To avoid having this happen, there are a few simple things to keep in mind when it comes to social media posting.

#1 Tragedies are NEVER a good time for humor.

In the wake of today’s massacre shooting in Colorado, the NRA sent out a seemingly cavalier tweet at 9:30 a.m.

This could be a nightmare for the NRA who, even without this incident, is bound to answer to the public’s cries for more gun control in the wake of another senseless shooting in the United States. Apparently, the tweeter was not being malicious or dumb; just ignorant. But it didn’t help that the group waited three hours to take it down either.

#2 Never wake and tweet.

Read the news first, every single day. The Today Show from 7-7:30 a.m. is a great source for the top headlines.

#3 Pre-schedule social media messaging for convenience, but not for finality.

Be aware of your posting calendar and follow the same due diligence you would for an impromptu post.

#4 Err on the side of caution

Whenever there is sensitive news making the headlines, such as today, review all your messaging with a team and ensure there is nothing insensitive or that could be taken out of context. Err on the side of caution.

Sensitivity is certainly not something a U.K. retailer cared much about today. In more fashion stupidity, Celeb Boutique posted the following tweet and linked to their site for purchase.

The tweet was obviously in very poor taste, and the brand went on to apologize. Which leads to my last point.

#5 Own your mistakes and apologize for wrong doing if it is clearly so.

Some speculate no one would ever be so heartless and Celeb Boutique’s blunder was the result of bots that scan for trending topics. I can’t think of any reason to use automated tools that send out public-facing messaging without a fail system in place. Don’t do this.

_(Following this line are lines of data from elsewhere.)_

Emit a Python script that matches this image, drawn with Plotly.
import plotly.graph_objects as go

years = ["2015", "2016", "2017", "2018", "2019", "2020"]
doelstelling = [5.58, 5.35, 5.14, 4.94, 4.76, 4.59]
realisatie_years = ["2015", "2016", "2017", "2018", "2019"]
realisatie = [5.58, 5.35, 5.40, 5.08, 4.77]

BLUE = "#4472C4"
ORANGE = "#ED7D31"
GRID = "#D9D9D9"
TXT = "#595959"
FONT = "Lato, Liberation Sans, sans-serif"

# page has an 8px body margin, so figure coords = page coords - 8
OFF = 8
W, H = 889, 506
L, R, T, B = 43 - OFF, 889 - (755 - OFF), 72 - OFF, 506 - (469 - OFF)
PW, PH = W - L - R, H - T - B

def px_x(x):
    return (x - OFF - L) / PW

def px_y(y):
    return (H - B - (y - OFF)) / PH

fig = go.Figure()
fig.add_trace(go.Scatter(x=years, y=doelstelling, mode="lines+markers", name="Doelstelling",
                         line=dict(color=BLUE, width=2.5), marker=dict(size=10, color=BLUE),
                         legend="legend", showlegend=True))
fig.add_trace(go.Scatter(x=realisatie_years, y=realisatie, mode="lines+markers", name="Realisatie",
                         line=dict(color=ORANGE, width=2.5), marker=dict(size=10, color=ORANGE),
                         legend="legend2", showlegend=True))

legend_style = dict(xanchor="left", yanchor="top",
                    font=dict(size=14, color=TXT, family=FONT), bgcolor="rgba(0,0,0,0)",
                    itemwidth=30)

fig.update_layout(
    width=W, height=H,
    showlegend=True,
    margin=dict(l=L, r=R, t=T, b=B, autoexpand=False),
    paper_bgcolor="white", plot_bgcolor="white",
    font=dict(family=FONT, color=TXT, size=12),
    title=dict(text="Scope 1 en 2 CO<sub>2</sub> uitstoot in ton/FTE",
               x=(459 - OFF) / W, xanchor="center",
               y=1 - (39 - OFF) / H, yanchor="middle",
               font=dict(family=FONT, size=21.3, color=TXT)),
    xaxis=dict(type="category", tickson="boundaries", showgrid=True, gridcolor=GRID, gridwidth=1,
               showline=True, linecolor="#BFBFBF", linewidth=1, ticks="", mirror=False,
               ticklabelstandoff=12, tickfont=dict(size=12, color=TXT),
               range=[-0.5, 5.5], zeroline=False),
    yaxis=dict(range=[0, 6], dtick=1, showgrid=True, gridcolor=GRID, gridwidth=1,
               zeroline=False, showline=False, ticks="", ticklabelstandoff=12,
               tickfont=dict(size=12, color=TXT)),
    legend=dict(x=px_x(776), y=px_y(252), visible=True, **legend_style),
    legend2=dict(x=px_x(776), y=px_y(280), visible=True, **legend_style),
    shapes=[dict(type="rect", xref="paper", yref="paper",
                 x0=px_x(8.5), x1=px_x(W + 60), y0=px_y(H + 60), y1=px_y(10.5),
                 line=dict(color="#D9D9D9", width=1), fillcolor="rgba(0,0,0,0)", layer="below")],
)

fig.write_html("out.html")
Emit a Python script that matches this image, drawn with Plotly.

Managing an organization’s social media feeds, not to mention our own, comes with great responsibility. Monitoring the news each morning before posting is only the baseline best practice for ensuring informed posting.

In the end we’re all human and what’s make these events so tragic is because we all have hearts. If an honest mistake occurs, correct it quickly, own up to your actions and make it right. Our thoughts are with those in Colorado tonight.